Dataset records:
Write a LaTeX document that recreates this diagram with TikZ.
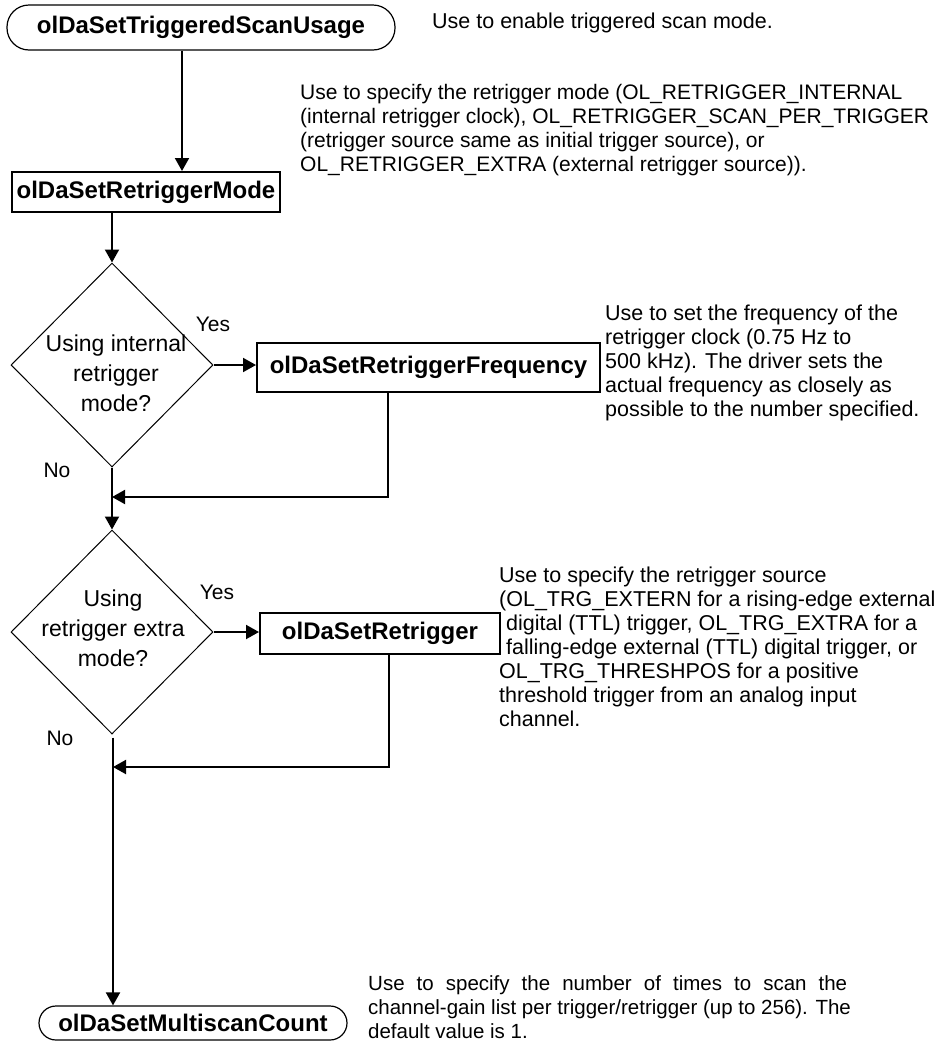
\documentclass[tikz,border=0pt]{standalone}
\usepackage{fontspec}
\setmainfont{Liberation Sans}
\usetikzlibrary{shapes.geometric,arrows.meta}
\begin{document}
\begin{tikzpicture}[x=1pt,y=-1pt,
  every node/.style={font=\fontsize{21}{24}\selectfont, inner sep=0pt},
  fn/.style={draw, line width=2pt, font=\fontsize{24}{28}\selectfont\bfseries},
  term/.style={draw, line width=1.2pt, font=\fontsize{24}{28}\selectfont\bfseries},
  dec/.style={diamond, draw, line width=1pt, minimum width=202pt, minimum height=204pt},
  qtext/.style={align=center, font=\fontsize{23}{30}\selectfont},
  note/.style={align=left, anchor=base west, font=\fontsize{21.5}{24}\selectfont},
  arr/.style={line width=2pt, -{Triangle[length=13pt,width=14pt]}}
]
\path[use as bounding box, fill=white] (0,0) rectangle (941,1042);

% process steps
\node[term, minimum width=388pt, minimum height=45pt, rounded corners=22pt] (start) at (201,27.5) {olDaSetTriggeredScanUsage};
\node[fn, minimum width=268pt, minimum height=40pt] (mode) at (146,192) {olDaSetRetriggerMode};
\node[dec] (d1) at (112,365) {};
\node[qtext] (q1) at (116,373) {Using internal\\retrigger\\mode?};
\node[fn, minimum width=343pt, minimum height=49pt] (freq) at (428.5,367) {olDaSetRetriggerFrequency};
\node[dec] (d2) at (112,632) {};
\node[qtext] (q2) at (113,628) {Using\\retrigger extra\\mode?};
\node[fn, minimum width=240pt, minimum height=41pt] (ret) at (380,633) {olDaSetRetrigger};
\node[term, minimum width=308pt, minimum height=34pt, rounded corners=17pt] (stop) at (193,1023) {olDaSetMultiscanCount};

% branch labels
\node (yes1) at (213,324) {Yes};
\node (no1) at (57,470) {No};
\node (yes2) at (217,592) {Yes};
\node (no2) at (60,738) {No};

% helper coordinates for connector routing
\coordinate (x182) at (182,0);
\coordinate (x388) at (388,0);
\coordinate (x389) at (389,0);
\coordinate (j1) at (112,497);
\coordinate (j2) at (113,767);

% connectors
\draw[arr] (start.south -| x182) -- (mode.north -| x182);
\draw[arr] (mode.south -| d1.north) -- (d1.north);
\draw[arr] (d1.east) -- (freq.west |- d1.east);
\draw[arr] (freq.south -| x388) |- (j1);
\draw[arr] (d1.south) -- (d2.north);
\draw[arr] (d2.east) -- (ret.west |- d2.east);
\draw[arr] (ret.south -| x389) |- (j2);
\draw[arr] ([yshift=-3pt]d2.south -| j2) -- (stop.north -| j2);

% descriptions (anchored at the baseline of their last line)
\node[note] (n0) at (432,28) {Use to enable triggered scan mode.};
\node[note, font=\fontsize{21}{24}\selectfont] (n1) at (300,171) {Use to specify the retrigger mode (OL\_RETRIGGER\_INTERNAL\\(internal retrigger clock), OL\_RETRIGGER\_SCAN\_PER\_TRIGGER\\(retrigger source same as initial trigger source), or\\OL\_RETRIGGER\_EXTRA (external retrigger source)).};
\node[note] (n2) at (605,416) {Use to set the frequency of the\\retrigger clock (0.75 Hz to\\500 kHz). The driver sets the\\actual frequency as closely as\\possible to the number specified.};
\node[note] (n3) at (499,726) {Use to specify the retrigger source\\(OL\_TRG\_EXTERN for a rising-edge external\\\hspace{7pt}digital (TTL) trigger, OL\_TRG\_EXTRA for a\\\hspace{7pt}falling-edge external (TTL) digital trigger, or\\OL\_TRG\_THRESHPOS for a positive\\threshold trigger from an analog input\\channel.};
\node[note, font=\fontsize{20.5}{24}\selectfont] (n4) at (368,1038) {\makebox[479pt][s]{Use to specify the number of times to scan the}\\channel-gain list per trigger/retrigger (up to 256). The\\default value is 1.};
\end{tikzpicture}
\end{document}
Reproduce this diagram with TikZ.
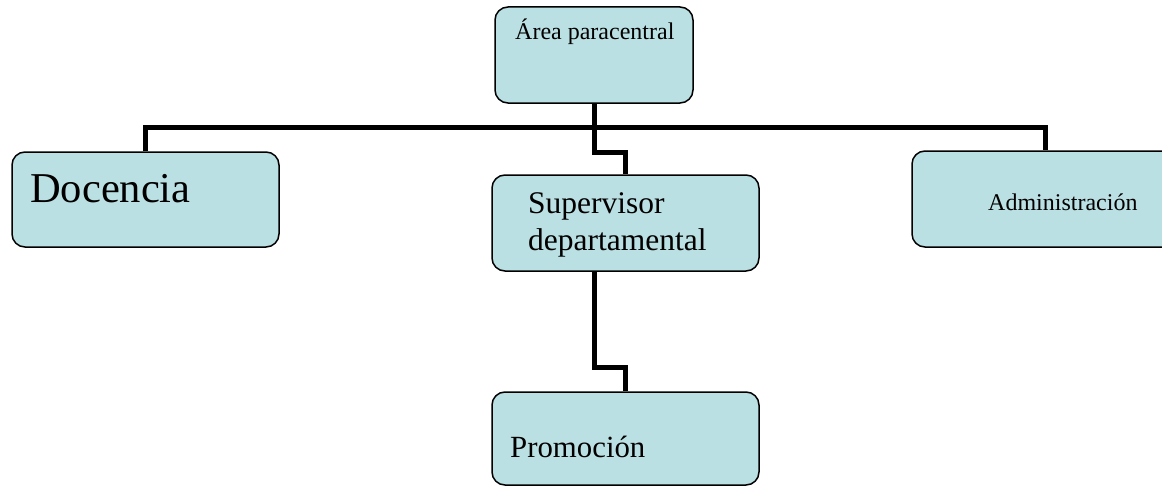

What is required » Write out each line of the data exactly; the images should be left out.

Result below »
Write a LaTeX document that recreates this diagram with TikZ.
\documentclass[tikz,border=0pt]{standalone}
\usepackage{fontspec}
\setmainfont{Liberation Sans}
\usetikzlibrary{shapes.geometric,arrows.meta}
\begin{document}
\begin{tikzpicture}[x=1pt,y=-1pt,
  every node/.style={font=\fontsize{21}{24}\selectfont, inner sep=0pt},
  fn/.style={draw, line width=2pt, font=\fontsize{24}{28}\selectfont\bfseries},
  term/.style={draw, line width=1.2pt, font=\fontsize{24}{28}\selectfont\bfseries},
  dec/.style={diamond, draw, line width=1pt, minimum width=202pt, minimum height=204pt},
  qtext/.style={align=center, font=\fontsize{23}{30}\selectfont},
  note/.style={align=left, anchor=base west, font=\fontsize{21.5}{24}\selectfont},
  arr/.style={line width=2pt, -{Triangle[length=13pt,width=14pt]}}
]
\path[use as bounding box, fill=white] (0,0) rectangle (941,1042);

% process steps
\node[term, minimum width=388pt, minimum height=45pt, rounded corners=22pt] (start) at (201,27.5) {olDaSetTriggeredScanUsage};
\node[fn, minimum width=268pt, minimum height=40pt] (mode) at (146,192) {olDaSetRetriggerMode};
\node[dec] (d1) at (112,365) {};
\node[qtext] (q1) at (116,373) {Using internal\\retrigger\\mode?};
\node[fn, minimum width=343pt, minimum height=49pt] (freq) at (428.5,367) {olDaSetRetriggerFrequency};
\node[dec] (d2) at (112,632) {};
\node[qtext] (q2) at (113,628) {Using\\retrigger extra\\mode?};
\node[fn, minimum width=240pt, minimum height=41pt] (ret) at (380,633) {olDaSetRetrigger};
\node[term, minimum width=308pt, minimum height=34pt, rounded corners=17pt] (stop) at (193,1023) {olDaSetMultiscanCount};

% branch labels
\node (yes1) at (213,324) {Yes};
\node (no1) at (57,470) {No};
\node (yes2) at (217,592) {Yes};
\node (no2) at (60,738) {No};

% helper coordinates for connector routing
\coordinate (x182) at (182,0);
\coordinate (x388) at (388,0);
\coordinate (x389) at (389,0);
\coordinate (j1) at (112,497);
\coordinate (j2) at (113,767);

% connectors
\draw[arr] (start.south -| x182) -- (mode.north -| x182);
\draw[arr] (mode.south -| d1.north) -- (d1.north);
\draw[arr] (d1.east) -- (freq.west |- d1.east);
\draw[arr] (freq.south -| x388) |- (j1);
\draw[arr] (d1.south) -- (d2.north);
\draw[arr] (d2.east) -- (ret.west |- d2.east);
\draw[arr] (ret.south -| x389) |- (j2);
\draw[arr] ([yshift=-3pt]d2.south -| j2) -- (stop.north -| j2);

% descriptions (anchored at the baseline of their last line)
\node[note] (n0) at (432,28) {Use to enable triggered scan mode.};
\node[note, font=\fontsize{21}{24}\selectfont] (n1) at (300,171) {Use to specify the retrigger mode (OL\_RETRIGGER\_INTERNAL\\(internal retrigger clock), OL\_RETRIGGER\_SCAN\_PER\_TRIGGER\\(retrigger source same as initial trigger source), or\\OL\_RETRIGGER\_EXTRA (external retrigger source)).};
\node[note] (n2) at (605,416) {Use to set the frequency of the\\retrigger clock (0.75 Hz to\\500 kHz). The driver sets the\\actual frequency as closely as\\possible to the number specified.};
\node[note] (n3) at (499,726) {Use to specify the retrigger source\\(OL\_TRG\_EXTERN for a rising-edge external\\\hspace{7pt}digital (TTL) trigger, OL\_TRG\_EXTRA for a\\\hspace{7pt}falling-edge external (TTL) digital trigger, or\\OL\_TRG\_THRESHPOS for a positive\\threshold trigger from an analog input\\channel.};
\node[note, font=\fontsize{20.5}{24}\selectfont] (n4) at (368,1038) {\makebox[479pt][s]{Use to specify the number of times to scan the}\\channel-gain list per trigger/retrigger (up to 256). The\\default value is 1.};
\end{tikzpicture}
\end{document}
Reproduce this diagram with TikZ.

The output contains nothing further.